Continued from Part One …
The nature of the music on The Sky Moves Sideways gives bassist Colin Edwin comparatively little to do as well: while he’s an instrumentalist of the first order, there’s often not a great deal in Wilson’s compositions here that lends itself to low-end fireworks. While that would change significantly on future Porcupine Tree albums, on Sideways Edwin simply does his job extremely well.

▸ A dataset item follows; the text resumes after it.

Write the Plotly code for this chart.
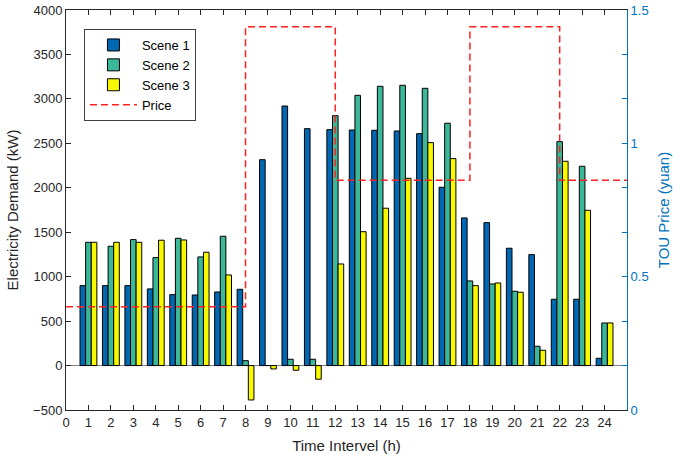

“The Moon Touches Your Shoulder” finds a melancholy Wilson singing in a whisper while evoking an English folk vibe. As the song unfolds, other instruments enter, and the arrangement becomes even more deeply textured. His solo is a thing of beauty: bluesy but certainly not blues. In the song’s final moments, the band tears the roof off – with Maitland laying down an insistent beat – capped off by an riff that is far catchier than one would expect of an odd time-signature piece. Said riff could easily go on for an extended period, but to Wilson’s credit – he’s as good an editor as he is at most anything else to which he puts his mind – he cuts it short.
“Prepare Yourself” is a brief guitar solo laid atop a spare backing, but it’s a tidy linking instrumental that brings the listener to the second extended piece, “The Sky Moves Sideways Phase 2.” Opening with more of a soundscape than music, it inevitably invites comparisons to “Shine On You Crazy Diamond.” But once again, Porcupine Tree is its own thing: the nearly 17-minute piece contains within it some of the group’s most memorable work. The section subtitled “Is…Not” features some great soloing and dreamy, wordless vocals from Suzanne J. Barbieri. Wilson plays multiple guitars; the song is almost a showcase of his different textures, but – again to his immense credit – the different styles fit together seamlessly.
As “The Sky Moves Sideways Phase 2” winds toward its conclusion, some of the earlier instrumental themes are reprised, And Wilson takes another opportunity – several opportunities, actually – to peel off some soaring solos. Admittedly, as often as not, those solos may remind some listeners of David Gilmour, but Wilson also executes some more distinctively dissonant corkscrew playing, the likes of which would have never surfaced on a Pink Floyd record.
The final minute of The Sky Moves Sideways features some watery sounds that evoke more than a passing reminder of 1987’s A Momentary Lapse of Reason, the debut release from the David Gilmour-led era Pink Floyd.
The Sky Moves Sideways appeared in different versions – different song sequence and track divisions – for its U.S. and UK releases. One of the best Porcupine Tree cuts of all time, “Stars Die” was not included on the British release; it’s a highlight of the U.S. record, and indeed of the band’s entire catalog. Like the two albums before (and two after) it, The Sky Moves Sideways didn’t chart, but in the wake of Porcupine Tree’s belated success, the album would be reissued in an extended form. The second disc featured a single-track alternate version of the title number, “Stars Die” and a 20 minute improvisation called “Moonloop,” a track that showed Porcupine Tree to be as effective a jam band as anyone.
Though thankfully that’s not a direction they would pursue: as interesting as Metanoia, 1998’s album of improv pieces is, Wilson has all but disowned it. “As far as I’m concerned, there’s already some stuff out there which I would consider to be very peripheral, which I would rather was not out. Metanoia is one,” Wilson told me in 2011.
After The Sky Moves Sideways, Porcupine Tree would return in less than two years with another record, Signify. A more band-focused release, it would feature greater creative input from Edwin, Barbieri and Maitland.
In retrospect, The Sky Moves Sideways can be viewed as Steven Wilson’s last “solo” work prior to 2009’s Insurgentes. But there’s an equally compelling argument to be made that his fingerprints are indelible whether the project is released under his name, one of many side-project labels (cf. Bass Communion, Storm Corrosion etc.) or Porcupine Tree.
“Every time you make a new record, you run the risk of basically losing your existing fan base and not necessarily regenerating a new one,” Wilson told me in a 2019 interview. But if that’s the gamble he’s taking, the trajectory of his career – from Porcupine Tree to present day – suggests that he’s winning.